Flip Charitable Remainder Unitrust:

Questions Donors Ask

How will my Flip-CRUT payments be taxed

Until the “flip” date, donors will be receiving net income from the trust, which will be taxed to them at ordinary income rates. Once the trust “flips” and becomes a straight unitrust, the donor’s payments will be taxed according to a four-tiered system defined by federal tax law. That system requires that the payments carry out ordinary income first, then capital gains, then tax-free income, and finally return of principal. The amount of the payment in each category will depend on the trust’s overall investment performance, the nature of the assets donors contribute to the trust, and any carryover of income from one year to the next.

Is there a minimum contribution to establish a “Flip” CRUT?

Federal tax law does not set a specific minimum contribution required to establish a Flip-CRUT.

How do I create a Flip-CRUT?

Setting up a Flip-CRUT is not difficult, but donors should be advised by an attorney with expertise in charitable trusts and estate planning. To save donors time and expense, expect to provide an initial draft of the Flip-CRUT agreement for review by donors and their attorney. Once the trust agreement has been signed, you and the donors will simply transfer assets to the trustee to fund the trust.

Can I use real estate or other illiquid assets to fund my trust?
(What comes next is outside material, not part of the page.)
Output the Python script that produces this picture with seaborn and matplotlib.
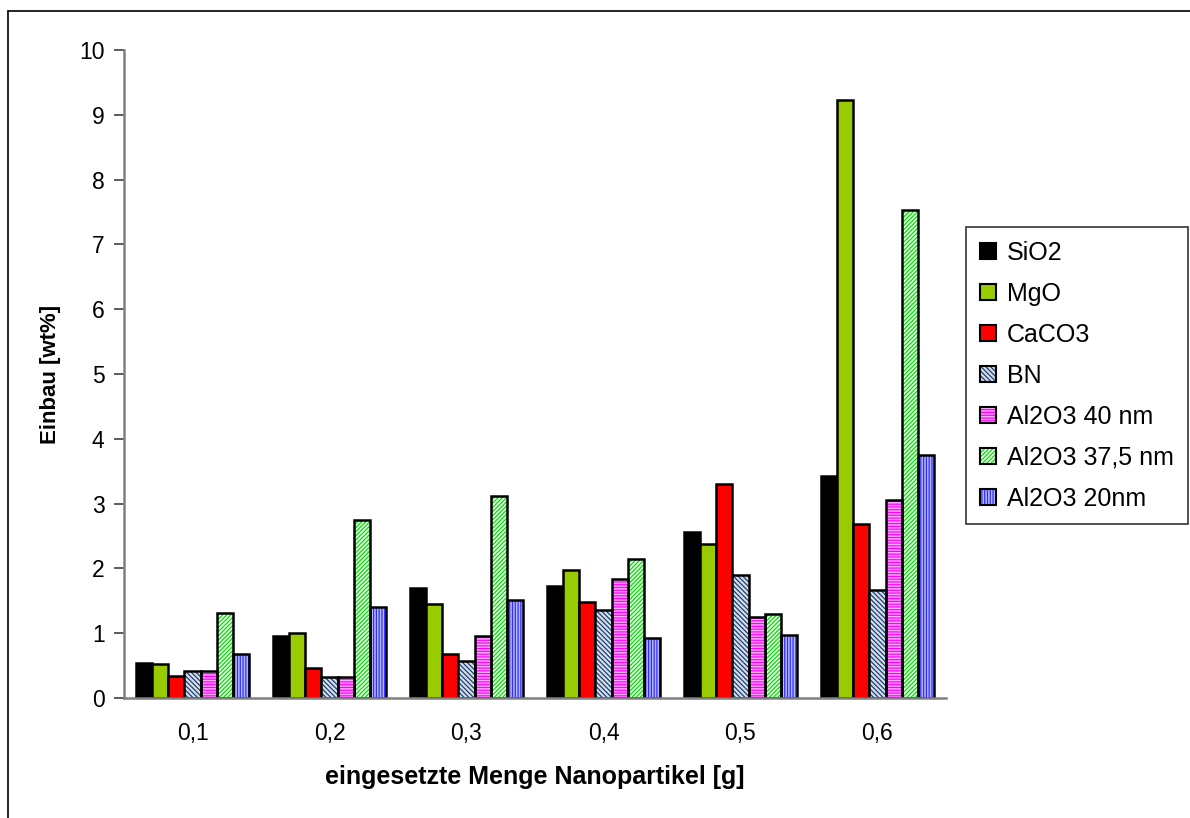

Yes. A Flip-CRUT is specifically designed to accept illiquid assets such as real estate, business interests, and sometimes even tangible personal property. Your organization will need to evaluate illiquid assets to be sure you can accept them and that you can liquidate them within a reasonable period.

Can I delay the start date of my unitrust payments?

Yes. If donors fund their trust with illiquid assets, they will receive only trust net income until the assets are liquidated. Once the assets are liquidated, the trust will begin distributing unitrust payments. If donors fund their trust with cash or appreciated securities, the donor can choose the “flip” date after which the donor wants to receive unitrust payments. Regardless, the donor will be able to claim a tax deduction in the year their trust is created.

How will the Flip-CRUT assets be invested?

Until illiquid assets are liquidated, the trust will hold and maintain those assets. Once all assets in the trust are liquid, the trustee will invest the trust in a portfolio of investments that will not disqualify the trust’s tax-exempt status as well as consider the interests of the income beneficiaries and the charitable remainder beneficiaries.

Can I pay fair market rent to the trust and continue to live in real estate I’ve contributed?

No. Donors may not continue to live in or use real estate contributed to a “Flip” CRUT. Such use risks eliminating the donor’s charitable deduction and causing the value of the real estate to be included in their taxable estate.

Will my charitable deduction be larger than if the donor created an immediate-payment CRUT?

No. The donors’ charitable deduction will be the same as the one they could claim if they created an immediate-payment CRUT. The main advantages of a Flip-CRUT (as compared to a basic CRUT) have to do with 1) the conversion of illiquid assets to an income stream without immediate recognition of capital gain, and 2) the ability to allow the trust assets to grow tax free before the unitrust payments begin.